>> Begin INFORMATION PROVIDED

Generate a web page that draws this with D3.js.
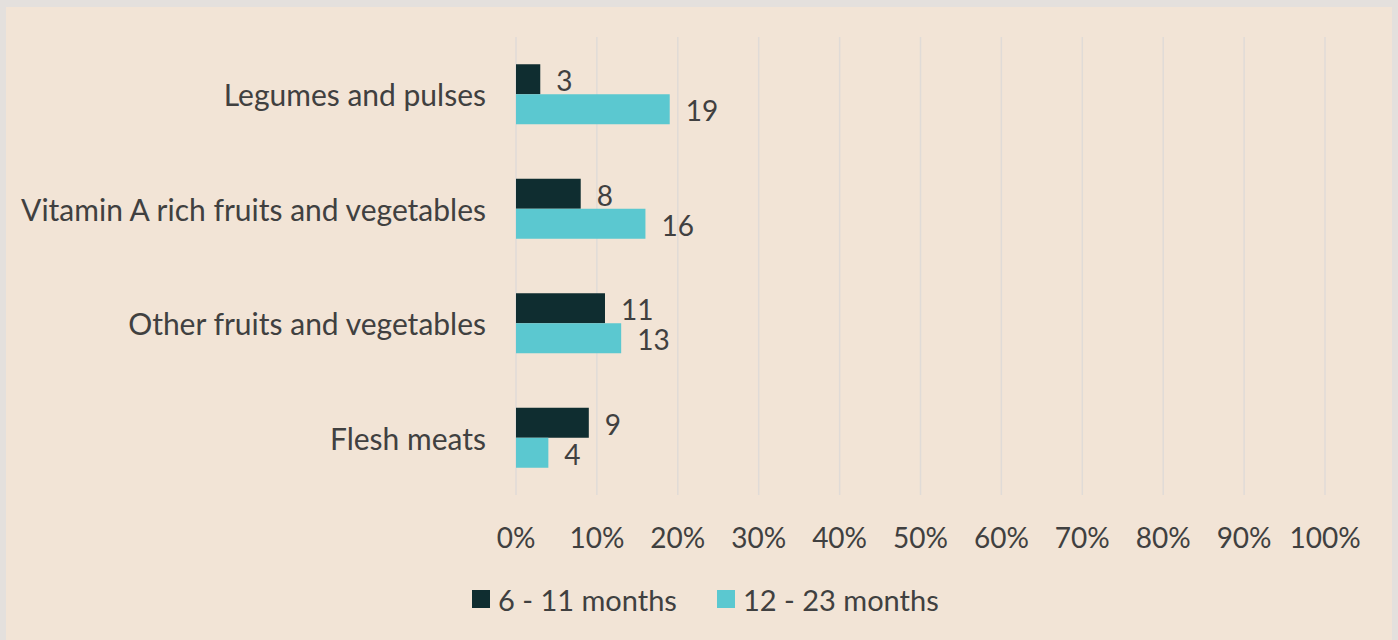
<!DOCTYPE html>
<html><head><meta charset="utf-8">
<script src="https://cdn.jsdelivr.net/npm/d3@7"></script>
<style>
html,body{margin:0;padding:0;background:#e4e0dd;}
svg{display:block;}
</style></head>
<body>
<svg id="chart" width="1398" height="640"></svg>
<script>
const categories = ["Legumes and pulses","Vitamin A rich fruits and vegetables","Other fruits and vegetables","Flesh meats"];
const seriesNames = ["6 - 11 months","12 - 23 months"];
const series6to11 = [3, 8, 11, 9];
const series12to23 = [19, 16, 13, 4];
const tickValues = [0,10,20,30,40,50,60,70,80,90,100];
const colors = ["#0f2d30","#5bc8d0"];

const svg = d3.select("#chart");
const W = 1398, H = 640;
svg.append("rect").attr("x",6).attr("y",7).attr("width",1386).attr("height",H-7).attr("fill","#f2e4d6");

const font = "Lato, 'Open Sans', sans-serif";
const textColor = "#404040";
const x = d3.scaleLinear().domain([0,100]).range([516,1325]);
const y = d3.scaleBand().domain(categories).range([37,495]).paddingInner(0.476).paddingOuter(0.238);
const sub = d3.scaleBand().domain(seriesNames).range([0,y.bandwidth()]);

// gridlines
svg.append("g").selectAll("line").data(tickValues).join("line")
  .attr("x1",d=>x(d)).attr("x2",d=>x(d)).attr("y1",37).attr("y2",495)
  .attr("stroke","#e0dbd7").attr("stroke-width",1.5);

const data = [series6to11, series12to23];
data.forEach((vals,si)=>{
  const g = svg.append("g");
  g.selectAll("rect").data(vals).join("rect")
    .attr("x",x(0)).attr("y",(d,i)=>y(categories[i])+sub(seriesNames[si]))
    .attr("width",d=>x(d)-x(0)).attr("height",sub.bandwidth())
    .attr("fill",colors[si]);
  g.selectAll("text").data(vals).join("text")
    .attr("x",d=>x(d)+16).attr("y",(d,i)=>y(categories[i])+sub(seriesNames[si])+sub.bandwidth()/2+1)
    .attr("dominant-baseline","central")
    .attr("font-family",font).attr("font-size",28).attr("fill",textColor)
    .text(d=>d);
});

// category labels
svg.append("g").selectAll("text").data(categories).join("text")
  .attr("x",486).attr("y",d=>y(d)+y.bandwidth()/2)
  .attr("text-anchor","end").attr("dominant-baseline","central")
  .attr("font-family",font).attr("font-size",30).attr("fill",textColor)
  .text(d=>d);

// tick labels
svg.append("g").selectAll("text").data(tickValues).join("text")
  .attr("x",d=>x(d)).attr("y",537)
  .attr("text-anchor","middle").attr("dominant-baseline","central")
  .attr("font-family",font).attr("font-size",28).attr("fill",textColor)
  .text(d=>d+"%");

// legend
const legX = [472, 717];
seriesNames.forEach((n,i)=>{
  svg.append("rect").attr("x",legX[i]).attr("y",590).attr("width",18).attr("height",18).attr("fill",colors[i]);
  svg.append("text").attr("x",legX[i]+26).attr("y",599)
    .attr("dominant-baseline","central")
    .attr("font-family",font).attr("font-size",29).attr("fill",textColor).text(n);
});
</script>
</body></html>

>> End INFORMATION PROVIDED

→ **TASK PROMPT**
Would you set down the listing exactly, omitting pictures?

→ **RIGHT ANSWER**
Generate a web page that draws this with D3.js.
<!DOCTYPE html>
<html><head><meta charset="utf-8">
<script src="https://cdn.jsdelivr.net/npm/d3@7"></script>
<style>
html,body{margin:0;padding:0;background:#e4e0dd;}
svg{display:block;}
</style></head>
<body>
<svg id="chart" width="1398" height="640"></svg>
<script>
const categories = ["Legumes and pulses","Vitamin A rich fruits and vegetables","Other fruits and vegetables","Flesh meats"];
const seriesNames = ["6 - 11 months","12 - 23 months"];
const series6to11 = [3, 8, 11, 9];
const series12to23 = [19, 16, 13, 4];
const tickValues = [0,10,20,30,40,50,60,70,80,90,100];
const colors = ["#0f2d30","#5bc8d0"];

const svg = d3.select("#chart");
const W = 1398, H = 640;
svg.append("rect").attr("x",6).attr("y",7).attr("width",1386).attr("height",H-7).attr("fill","#f2e4d6");

const font = "Lato, 'Open Sans', sans-serif";
const textColor = "#404040";
const x = d3.scaleLinear().domain([0,100]).range([516,1325]);
const y = d3.scaleBand().domain(categories).range([37,495]).paddingInner(0.476).paddingOuter(0.238);
const sub = d3.scaleBand().domain(seriesNames).range([0,y.bandwidth()]);

// gridlines
svg.append("g").selectAll("line").data(tickValues).join("line")
  .attr("x1",d=>x(d)).attr("x2",d=>x(d)).attr("y1",37).attr("y2",495)
  .attr("stroke","#e0dbd7").attr("stroke-width",1.5);

const data = [series6to11, series12to23];
data.forEach((vals,si)=>{
  const g = svg.append("g");
  g.selectAll("rect").data(vals).join("rect")
    .attr("x",x(0)).attr("y",(d,i)=>y(categories[i])+sub(seriesNames[si]))
    .attr("width",d=>x(d)-x(0)).attr("height",sub.bandwidth())
    .attr("fill",colors[si]);
  g.selectAll("text").data(vals).join("text")
    .attr("x",d=>x(d)+16).attr("y",(d,i)=>y(categories[i])+sub(seriesNames[si])+sub.bandwidth()/2+1)
    .attr("dominant-baseline","central")
    .attr("font-family",font).attr("font-size",28).attr("fill",textColor)
    .text(d=>d);
});

// category labels
svg.append("g").selectAll("text").data(categories).join("text")
  .attr("x",486).attr("y",d=>y(d)+y.bandwidth()/2)
  .attr("text-anchor","end").attr("dominant-baseline","central")
  .attr("font-family",font).attr("font-size",30).attr("fill",textColor)
  .text(d=>d);

// tick labels
svg.append("g").selectAll("text").data(tickValues).join("text")
  .attr("x",d=>x(d)).attr("y",537)
  .attr("text-anchor","middle").attr("dominant-baseline","central")
  .attr("font-family",font).attr("font-size",28).attr("fill",textColor)
  .text(d=>d+"%");

// legend
const legX = [472, 717];
seriesNames.forEach((n,i)=>{
  svg.append("rect").attr("x",legX[i]).attr("y",590).attr("width",18).attr("height",18).attr("fill",colors[i]);
  svg.append("text").attr("x",legX[i]+26).attr("y",599)
    .attr("dominant-baseline","central")
    .attr("font-family",font).attr("font-size",29).attr("fill",textColor).text(n);
});
</script>
</body></html>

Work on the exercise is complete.